Il 25 aprile come libertà della vita
Il 25 aprile 2024 sarà il 79° anniversario della data scelta per ricordare la Liberazione dell’Italia dal nazifascismo. Una data che ci ricorda la fine della violenza di stato e l’inizio delle libertà garantite dalla Costituzione.
Il 25 aprile può essere un giorno carico di potenza e di possibilità se permettiamo che esso ci ricordi che la storia, con i suoi orrori e le sue terribili ingiustizie, può anche andare per il verso giusto. Per una volta, infatti, in quel 25 aprile del 1945, nel mezzo della terribilità della guerra, hanno perso i soprusi, le mancate libertà, le sopraffazioni legalizzate e ci si è diretti verso una luminosa costruzione, quella della Costituzione italiana; in quel giorno ha perso la morte di stato e ha vinto la libertà e dunque la vita. Perché questo potesse accadere, hanno combattuto uomini e donne, delle realtà sociali e culturali più diverse che sono stati costretti, in preda allo smarrimento e all’angoscia, a scegliere per cosa combattere.
Sono tantissimi i saggi, gli articoli, i documentari, le ricerche, il materiale audio-visivo che si dedicano allo studio della Resistenza; un patrimonio scientifico ricchissimo ed accurato custodito dall’impegno della comunità accademica e scientifica. Ci sono anche parole meno curate, più sciatte che non sono l’esito di anni di studio ma che sono frutto dell’esperienza concreta di quei momenti di resistenza. Sono le tante lettere dei condannati a morte della resistenza che custodiscono il coraggio, la vitalità e l’amore di quei momenti e che per la prima volta furono raccolte nel 1952 in un volume curato da Piero Malvezzi e Giovanni Pirelli, con prefazione di Enzo Enriques Agnoletti, per la casa editrice Einaudi. Lettere o messaggi di 112 partigiani e patrioti della Resistenza italiana, giustiziati da plotoni d’esecuzione oppure uccisi dopo esser stati torturati.
Leggiamo le parole di Achille Barilatti, 22 anni, fucilato nel marzo 1944 che scrive alla «sua mamma adorata» quando sente che il momento della fucilazione è vicino, la rassicura, «ci rivedremo nella gloria celeste», le raccomanda di non piangere perché l’Italia sarà di nuovo grande.

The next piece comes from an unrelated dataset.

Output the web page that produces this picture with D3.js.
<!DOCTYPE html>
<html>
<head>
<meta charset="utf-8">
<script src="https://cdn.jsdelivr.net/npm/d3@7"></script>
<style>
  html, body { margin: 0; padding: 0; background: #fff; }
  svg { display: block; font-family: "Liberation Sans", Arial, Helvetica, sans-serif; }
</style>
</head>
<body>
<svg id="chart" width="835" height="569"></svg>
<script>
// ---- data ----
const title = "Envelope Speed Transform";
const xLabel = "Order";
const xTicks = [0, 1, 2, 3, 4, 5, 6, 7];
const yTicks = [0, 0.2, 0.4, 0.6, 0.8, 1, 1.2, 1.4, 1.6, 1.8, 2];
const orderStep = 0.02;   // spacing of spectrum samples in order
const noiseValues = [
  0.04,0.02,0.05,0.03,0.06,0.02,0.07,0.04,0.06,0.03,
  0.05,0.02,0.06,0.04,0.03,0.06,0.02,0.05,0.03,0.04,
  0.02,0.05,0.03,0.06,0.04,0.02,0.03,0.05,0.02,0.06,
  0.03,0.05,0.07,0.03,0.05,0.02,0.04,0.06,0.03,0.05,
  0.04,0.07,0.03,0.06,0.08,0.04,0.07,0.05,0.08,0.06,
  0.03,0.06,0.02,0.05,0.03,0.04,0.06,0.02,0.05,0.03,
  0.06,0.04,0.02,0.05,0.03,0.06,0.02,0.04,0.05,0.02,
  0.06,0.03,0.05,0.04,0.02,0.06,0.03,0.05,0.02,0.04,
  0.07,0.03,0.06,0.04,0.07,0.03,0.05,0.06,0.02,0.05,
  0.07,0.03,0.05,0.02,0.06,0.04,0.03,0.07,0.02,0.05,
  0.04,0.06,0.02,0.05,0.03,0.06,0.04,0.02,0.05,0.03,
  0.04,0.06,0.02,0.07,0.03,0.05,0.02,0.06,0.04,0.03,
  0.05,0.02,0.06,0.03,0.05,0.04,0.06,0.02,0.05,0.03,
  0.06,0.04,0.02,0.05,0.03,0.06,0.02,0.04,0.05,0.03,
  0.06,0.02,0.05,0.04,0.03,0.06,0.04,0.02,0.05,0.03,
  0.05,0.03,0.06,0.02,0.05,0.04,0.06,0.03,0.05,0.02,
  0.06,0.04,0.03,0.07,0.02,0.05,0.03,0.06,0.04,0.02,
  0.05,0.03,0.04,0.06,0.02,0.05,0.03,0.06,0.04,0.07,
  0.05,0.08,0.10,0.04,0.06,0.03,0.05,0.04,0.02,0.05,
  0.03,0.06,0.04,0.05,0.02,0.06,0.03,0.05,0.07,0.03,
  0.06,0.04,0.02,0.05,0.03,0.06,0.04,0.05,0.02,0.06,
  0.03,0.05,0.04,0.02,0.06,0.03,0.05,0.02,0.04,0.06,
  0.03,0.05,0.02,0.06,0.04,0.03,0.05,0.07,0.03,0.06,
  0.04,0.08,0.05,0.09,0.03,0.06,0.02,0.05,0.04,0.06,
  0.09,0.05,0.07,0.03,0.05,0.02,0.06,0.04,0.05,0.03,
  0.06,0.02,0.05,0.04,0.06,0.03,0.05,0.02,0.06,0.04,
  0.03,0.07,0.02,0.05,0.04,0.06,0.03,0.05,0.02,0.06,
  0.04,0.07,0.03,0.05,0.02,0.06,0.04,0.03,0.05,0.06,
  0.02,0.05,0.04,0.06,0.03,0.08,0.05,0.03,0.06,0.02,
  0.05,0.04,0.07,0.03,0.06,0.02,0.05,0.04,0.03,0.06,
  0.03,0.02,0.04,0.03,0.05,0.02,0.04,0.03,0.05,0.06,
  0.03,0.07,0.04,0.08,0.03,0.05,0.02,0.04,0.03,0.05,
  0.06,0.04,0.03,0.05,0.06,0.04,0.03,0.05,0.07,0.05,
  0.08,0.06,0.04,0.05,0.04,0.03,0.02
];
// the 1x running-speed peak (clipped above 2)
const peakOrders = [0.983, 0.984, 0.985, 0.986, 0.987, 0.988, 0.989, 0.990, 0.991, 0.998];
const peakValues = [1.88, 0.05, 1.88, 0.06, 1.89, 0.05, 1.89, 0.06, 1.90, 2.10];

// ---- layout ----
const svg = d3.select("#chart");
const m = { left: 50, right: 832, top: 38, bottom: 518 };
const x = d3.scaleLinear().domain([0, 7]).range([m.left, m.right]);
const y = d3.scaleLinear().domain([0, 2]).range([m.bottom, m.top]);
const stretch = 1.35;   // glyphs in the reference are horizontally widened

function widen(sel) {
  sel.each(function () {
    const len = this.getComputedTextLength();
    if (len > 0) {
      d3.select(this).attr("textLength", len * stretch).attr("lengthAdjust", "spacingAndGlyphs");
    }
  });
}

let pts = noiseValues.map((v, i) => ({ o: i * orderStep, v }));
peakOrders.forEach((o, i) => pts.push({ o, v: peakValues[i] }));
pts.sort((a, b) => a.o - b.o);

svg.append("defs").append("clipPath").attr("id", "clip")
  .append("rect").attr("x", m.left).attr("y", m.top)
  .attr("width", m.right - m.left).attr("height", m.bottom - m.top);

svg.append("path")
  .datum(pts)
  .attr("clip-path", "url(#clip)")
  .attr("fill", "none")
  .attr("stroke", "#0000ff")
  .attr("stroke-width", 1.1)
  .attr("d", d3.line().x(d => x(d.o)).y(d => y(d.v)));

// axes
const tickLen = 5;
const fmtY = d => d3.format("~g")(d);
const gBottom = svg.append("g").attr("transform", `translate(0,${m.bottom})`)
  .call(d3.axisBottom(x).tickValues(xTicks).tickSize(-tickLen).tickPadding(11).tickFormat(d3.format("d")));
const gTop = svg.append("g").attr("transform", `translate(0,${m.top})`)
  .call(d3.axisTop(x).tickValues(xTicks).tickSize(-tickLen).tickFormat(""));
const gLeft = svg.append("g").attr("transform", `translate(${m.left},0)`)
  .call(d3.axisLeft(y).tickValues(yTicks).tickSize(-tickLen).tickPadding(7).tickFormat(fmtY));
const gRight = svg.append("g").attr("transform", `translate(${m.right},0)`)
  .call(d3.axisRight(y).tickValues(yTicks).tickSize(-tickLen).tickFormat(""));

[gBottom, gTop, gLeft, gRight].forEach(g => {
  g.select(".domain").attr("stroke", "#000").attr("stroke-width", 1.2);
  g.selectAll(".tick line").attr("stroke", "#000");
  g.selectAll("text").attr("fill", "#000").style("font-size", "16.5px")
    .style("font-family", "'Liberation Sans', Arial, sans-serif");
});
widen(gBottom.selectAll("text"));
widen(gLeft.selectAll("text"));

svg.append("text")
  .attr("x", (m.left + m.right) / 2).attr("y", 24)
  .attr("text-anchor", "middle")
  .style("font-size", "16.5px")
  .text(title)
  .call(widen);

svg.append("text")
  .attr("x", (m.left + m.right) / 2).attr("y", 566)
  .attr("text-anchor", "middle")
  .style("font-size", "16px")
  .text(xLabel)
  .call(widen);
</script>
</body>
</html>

Ci immaginiamo Bruno Frittaion, 19 anni, fucilato nel febbraio del 1945, scrivere alla sua amata Edda: il destino li separerà, dice, ma lui è certo di aver combattuto per «vedere fiorire l’idea che ha servito sempre fedelmente». Gino Genre scrive ai genitori e si rivolge alla madre: «Addio, e non dire niente a Aldo. Addio, addio in cielo»; Rennato Peyrot scrive invece alla sorella: «ci rivedremo un giorno in cielo […]. Addio, Lilj carissima, arrivederci». Riccardo Balmas, prima di morire, saluta tutta la sua famiglia: «Vi mando i miei ultimi saluti e baci, tanti bacioni a te mamma, baci a voi cari fratelli Carlo, Anselmo, bruno, baci alle mie care sorelle Angelica, Ernestina, Luigia e Luigi. Vostro fratello Arturo. Ciao»

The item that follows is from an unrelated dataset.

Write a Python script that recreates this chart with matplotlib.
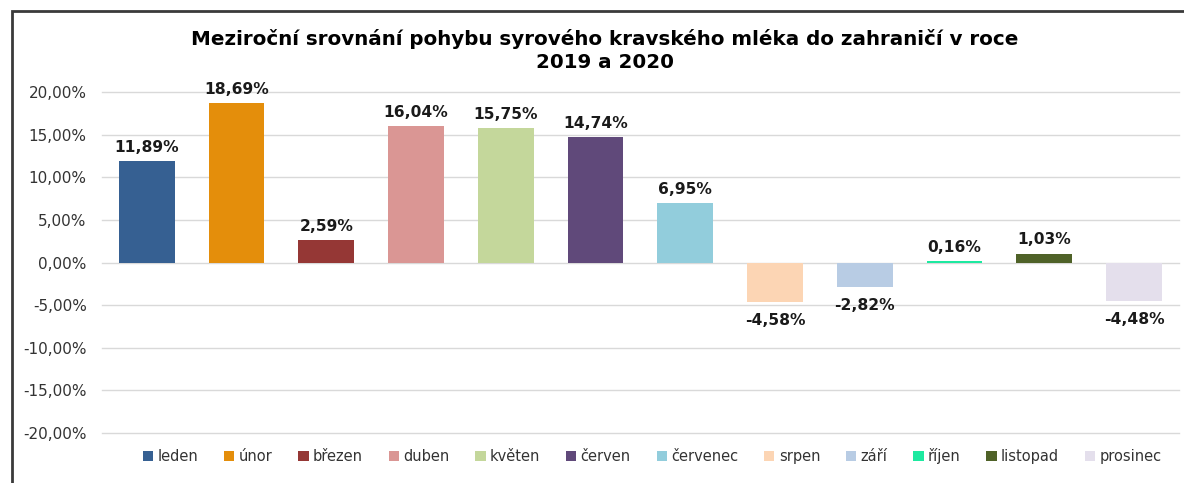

Rileggere le lettere ogni anno, sull’onda, perché no, della ricorrenza della Festa della Liberazione, è accostare l’orecchio ad un coro di voci instancabili. Thomas Mann, nella prefazione alle Lettere di condannati a morte della Resistenza europea, accostò il volume ad un’opera letteraria: la lettura di quelle parole poteva far in modo che quell’esperienza divenisse anche nostra. Leggere queste ultime testimonianze, sempre, per tutta la vita, in una giornata così importante come il 25 aprile permette che la memoria si faccia fondamento civile e di condivisione.
Nelle lettere si accumulano gesti verbali di addio, formule di saluto ripetute e drammatiche, una messe di ciao, di arrivederci; tra le righe sentiamo lo schiocco dei baci, la stretta degli abbracci, crediamo nella speranza di vedersi in cielo ed essere di nuovo insieme. Le lettere custodiscono parole-gesto, parole che salutano, parole che fungono da commiato per tutte quelle esistenze che hanno permesso che la Storia andasse per il verso giusto, un verso di cui è meglio non perdere mai la traccia.